**Task:** Reproduce the lines exactly, beginning with the line that has "Convert this chart to Apache ECharts code." and ending with the line that has "var ldpeMBIR = [-7.35, -7.05, -7.35, -5.2, -3.15, -4.4, -4.3];". Images are left out.

======== Record list

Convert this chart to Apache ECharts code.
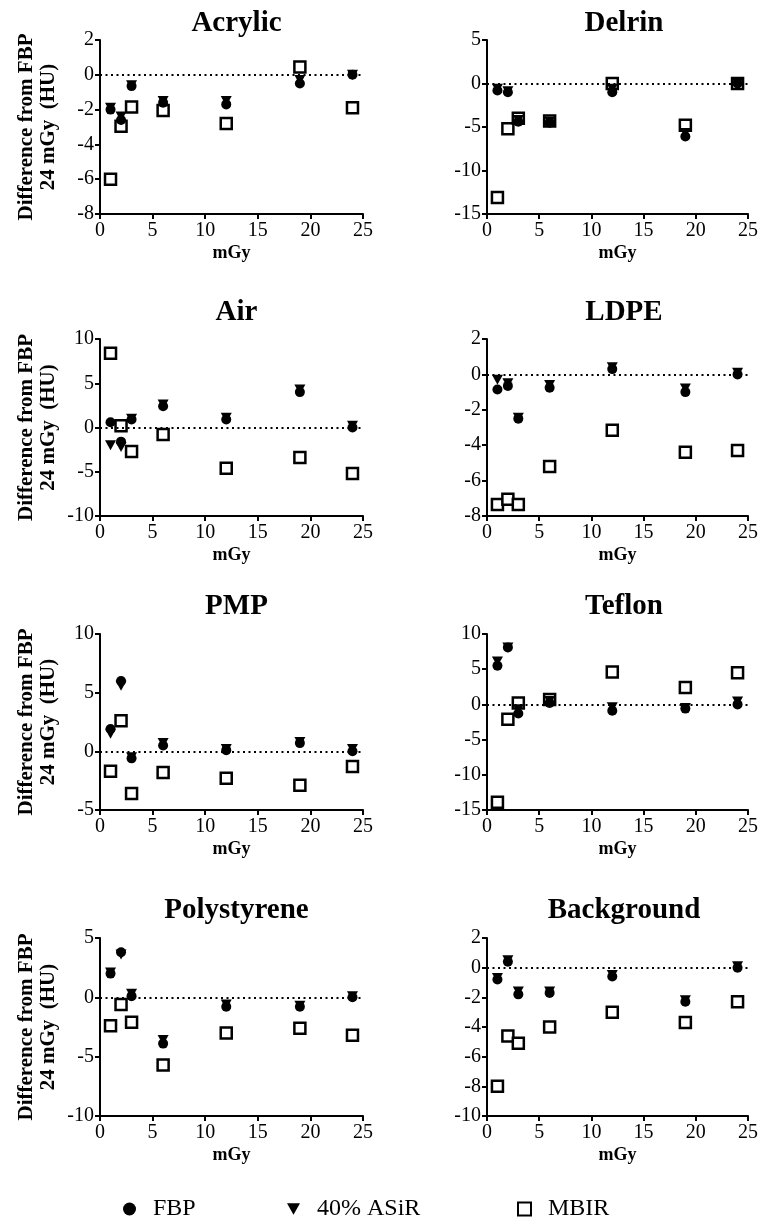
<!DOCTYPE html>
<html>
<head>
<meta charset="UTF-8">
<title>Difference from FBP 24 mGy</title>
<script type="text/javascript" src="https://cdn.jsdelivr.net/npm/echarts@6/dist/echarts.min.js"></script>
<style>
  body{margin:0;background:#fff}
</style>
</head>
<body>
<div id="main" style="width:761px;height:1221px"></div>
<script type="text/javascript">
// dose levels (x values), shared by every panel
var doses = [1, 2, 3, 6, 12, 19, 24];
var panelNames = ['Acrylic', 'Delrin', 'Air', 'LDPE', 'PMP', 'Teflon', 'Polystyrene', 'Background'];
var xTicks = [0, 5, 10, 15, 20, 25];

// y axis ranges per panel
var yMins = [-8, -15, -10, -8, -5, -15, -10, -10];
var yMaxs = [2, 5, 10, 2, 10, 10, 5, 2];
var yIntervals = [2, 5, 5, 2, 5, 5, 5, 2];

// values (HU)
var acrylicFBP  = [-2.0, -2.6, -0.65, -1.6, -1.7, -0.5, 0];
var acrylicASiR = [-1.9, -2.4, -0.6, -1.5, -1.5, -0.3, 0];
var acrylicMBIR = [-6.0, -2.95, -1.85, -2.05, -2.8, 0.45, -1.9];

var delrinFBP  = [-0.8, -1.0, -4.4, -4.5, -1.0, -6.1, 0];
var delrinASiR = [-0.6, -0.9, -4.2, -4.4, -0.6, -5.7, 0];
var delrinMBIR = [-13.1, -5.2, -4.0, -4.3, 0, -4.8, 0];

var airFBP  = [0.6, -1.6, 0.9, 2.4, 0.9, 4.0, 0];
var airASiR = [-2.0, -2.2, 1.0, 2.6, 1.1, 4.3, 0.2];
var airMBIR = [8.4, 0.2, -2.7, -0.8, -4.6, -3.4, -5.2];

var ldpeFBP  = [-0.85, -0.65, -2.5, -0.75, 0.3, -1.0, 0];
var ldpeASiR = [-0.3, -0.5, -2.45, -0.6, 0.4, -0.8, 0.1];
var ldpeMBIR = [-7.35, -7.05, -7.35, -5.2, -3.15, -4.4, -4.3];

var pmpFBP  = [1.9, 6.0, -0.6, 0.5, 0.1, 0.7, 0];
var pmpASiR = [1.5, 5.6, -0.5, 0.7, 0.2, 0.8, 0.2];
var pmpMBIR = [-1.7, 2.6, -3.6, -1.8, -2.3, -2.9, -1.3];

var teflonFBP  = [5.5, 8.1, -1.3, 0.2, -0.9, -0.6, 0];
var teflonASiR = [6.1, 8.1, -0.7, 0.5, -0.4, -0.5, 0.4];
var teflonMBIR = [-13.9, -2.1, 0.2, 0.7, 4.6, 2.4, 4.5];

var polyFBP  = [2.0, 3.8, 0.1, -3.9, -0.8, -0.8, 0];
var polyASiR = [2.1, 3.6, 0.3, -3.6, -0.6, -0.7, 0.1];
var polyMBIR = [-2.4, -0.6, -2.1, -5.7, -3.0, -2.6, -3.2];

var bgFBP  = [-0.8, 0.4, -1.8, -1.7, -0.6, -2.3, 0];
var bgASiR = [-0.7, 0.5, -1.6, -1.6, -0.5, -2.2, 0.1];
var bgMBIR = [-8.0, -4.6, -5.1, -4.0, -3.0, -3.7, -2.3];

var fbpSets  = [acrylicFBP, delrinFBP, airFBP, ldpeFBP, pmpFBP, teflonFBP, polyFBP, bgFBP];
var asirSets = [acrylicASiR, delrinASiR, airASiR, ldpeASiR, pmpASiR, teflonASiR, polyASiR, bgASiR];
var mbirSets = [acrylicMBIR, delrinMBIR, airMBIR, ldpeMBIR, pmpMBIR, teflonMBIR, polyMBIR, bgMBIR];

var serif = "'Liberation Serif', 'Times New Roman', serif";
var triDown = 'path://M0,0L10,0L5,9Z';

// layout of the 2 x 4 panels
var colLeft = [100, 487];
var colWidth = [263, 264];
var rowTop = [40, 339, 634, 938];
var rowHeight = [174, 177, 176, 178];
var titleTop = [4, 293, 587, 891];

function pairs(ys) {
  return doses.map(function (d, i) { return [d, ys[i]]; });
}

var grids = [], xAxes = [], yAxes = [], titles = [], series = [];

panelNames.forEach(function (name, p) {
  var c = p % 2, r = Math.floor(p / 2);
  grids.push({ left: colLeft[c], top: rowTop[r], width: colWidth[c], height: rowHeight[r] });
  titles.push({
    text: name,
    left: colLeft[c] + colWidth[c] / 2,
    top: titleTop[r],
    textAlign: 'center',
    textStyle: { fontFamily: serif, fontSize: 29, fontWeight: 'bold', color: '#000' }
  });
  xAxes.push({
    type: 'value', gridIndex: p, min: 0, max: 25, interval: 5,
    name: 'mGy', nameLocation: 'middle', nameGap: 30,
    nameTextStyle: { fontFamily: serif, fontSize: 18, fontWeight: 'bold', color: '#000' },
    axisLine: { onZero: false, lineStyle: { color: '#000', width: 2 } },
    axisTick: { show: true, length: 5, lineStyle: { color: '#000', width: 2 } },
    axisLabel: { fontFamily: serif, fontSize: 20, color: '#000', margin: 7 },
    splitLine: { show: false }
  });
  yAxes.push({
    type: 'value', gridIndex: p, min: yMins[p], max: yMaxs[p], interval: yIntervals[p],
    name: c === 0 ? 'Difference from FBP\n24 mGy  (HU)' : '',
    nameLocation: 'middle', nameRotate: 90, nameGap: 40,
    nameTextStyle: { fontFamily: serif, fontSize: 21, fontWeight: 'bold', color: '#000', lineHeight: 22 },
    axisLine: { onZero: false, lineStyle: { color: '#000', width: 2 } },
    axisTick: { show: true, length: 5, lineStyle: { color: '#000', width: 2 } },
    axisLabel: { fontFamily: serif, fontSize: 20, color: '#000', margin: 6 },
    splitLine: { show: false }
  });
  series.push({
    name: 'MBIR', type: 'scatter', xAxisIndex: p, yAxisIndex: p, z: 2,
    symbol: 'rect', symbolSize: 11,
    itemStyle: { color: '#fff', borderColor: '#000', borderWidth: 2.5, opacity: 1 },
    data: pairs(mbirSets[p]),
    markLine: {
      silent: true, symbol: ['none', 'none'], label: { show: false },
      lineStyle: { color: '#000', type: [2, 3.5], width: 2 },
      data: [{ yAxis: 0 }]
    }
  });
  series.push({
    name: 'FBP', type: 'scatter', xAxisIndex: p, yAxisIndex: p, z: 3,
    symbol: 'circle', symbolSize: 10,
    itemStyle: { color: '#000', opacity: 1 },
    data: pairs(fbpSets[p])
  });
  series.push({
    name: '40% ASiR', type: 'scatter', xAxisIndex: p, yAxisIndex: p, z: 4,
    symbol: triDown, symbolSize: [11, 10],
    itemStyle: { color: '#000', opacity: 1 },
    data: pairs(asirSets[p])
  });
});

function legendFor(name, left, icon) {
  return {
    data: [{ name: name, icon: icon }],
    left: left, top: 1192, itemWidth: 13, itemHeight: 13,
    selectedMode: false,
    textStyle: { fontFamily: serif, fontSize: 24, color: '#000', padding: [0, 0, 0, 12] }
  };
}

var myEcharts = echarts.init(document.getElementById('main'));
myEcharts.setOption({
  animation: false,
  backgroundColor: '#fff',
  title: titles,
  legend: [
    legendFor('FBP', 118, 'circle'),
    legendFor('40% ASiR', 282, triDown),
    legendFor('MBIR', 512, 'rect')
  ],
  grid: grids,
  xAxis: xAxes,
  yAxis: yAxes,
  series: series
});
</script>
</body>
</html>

================
======== Record list

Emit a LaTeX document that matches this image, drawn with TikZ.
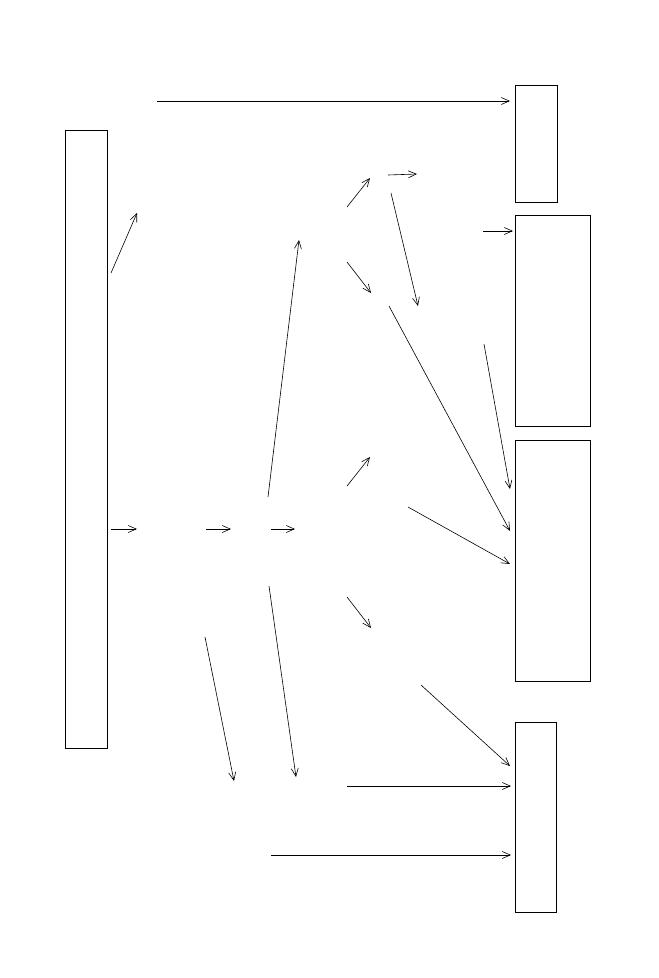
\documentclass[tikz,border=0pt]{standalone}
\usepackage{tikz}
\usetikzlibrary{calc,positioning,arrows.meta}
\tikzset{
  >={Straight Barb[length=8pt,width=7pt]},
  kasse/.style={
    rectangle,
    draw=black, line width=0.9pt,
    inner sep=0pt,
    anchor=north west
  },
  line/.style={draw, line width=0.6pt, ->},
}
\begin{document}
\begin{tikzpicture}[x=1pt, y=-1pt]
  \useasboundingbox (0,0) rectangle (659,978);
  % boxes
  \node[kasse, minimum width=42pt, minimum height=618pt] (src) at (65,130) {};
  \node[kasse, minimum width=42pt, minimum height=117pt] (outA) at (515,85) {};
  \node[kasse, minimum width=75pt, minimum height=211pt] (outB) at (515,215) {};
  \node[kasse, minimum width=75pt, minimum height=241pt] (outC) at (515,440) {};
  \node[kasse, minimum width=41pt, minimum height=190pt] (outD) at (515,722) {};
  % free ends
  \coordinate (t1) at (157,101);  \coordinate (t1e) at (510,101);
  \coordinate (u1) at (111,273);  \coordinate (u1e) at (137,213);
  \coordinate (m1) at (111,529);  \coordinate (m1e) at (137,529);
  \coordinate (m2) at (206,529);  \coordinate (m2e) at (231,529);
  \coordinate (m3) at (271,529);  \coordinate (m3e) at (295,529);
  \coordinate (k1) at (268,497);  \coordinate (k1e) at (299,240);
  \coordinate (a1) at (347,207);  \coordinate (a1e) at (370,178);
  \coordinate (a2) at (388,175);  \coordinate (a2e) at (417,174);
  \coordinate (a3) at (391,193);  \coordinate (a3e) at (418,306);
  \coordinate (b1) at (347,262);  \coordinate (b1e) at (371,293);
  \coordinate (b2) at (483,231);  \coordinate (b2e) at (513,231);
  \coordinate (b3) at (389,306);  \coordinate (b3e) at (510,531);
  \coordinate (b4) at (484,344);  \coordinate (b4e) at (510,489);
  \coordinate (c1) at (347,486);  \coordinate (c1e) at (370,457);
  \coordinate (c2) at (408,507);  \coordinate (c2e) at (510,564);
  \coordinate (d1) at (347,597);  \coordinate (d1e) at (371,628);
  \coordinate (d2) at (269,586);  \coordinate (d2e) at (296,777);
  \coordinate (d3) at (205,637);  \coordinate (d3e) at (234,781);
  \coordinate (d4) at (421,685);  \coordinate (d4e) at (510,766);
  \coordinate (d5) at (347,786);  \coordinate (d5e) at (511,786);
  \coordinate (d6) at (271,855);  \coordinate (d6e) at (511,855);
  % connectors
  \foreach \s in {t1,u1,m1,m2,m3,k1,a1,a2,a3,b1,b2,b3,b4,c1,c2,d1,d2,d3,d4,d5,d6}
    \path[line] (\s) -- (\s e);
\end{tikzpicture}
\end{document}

================

**Exercise output:**
Convert this chart to Apache ECharts code.
<!DOCTYPE html>
<html>
<head>
<meta charset="UTF-8">
<title>Difference from FBP 24 mGy</title>
<script type="text/javascript" src="https://cdn.jsdelivr.net/npm/echarts@6/dist/echarts.min.js"></script>
<style>
  body{margin:0;background:#fff}
</style>
</head>
<body>
<div id="main" style="width:761px;height:1221px"></div>
<script type="text/javascript">
// dose levels (x values), shared by every panel
var doses = [1, 2, 3, 6, 12, 19, 24];
var panelNames = ['Acrylic', 'Delrin', 'Air', 'LDPE', 'PMP', 'Teflon', 'Polystyrene', 'Background'];
var xTicks = [0, 5, 10, 15, 20, 25];

// y axis ranges per panel
var yMins = [-8, -15, -10, -8, -5, -15, -10, -10];
var yMaxs = [2, 5, 10, 2, 10, 10, 5, 2];
var yIntervals = [2, 5, 5, 2, 5, 5, 5, 2];

// values (HU)
var acrylicFBP  = [-2.0, -2.6, -0.65, -1.6, -1.7, -0.5, 0];
var acrylicASiR = [-1.9, -2.4, -0.6, -1.5, -1.5, -0.3, 0];
var acrylicMBIR = [-6.0, -2.95, -1.85, -2.05, -2.8, 0.45, -1.9];

var delrinFBP  = [-0.8, -1.0, -4.4, -4.5, -1.0, -6.1, 0];
var delrinASiR = [-0.6, -0.9, -4.2, -4.4, -0.6, -5.7, 0];
var delrinMBIR = [-13.1, -5.2, -4.0, -4.3, 0, -4.8, 0];

var airFBP  = [0.6, -1.6, 0.9, 2.4, 0.9, 4.0, 0];
var airASiR = [-2.0, -2.2, 1.0, 2.6, 1.1, 4.3, 0.2];
var airMBIR = [8.4, 0.2, -2.7, -0.8, -4.6, -3.4, -5.2];

var ldpeFBP  = [-0.85, -0.65, -2.5, -0.75, 0.3, -1.0, 0];
var ldpeASiR = [-0.3, -0.5, -2.45, -0.6, 0.4, -0.8, 0.1];
var ldpeMBIR = [-7.35, -7.05, -7.35, -5.2, -3.15, -4.4, -4.3];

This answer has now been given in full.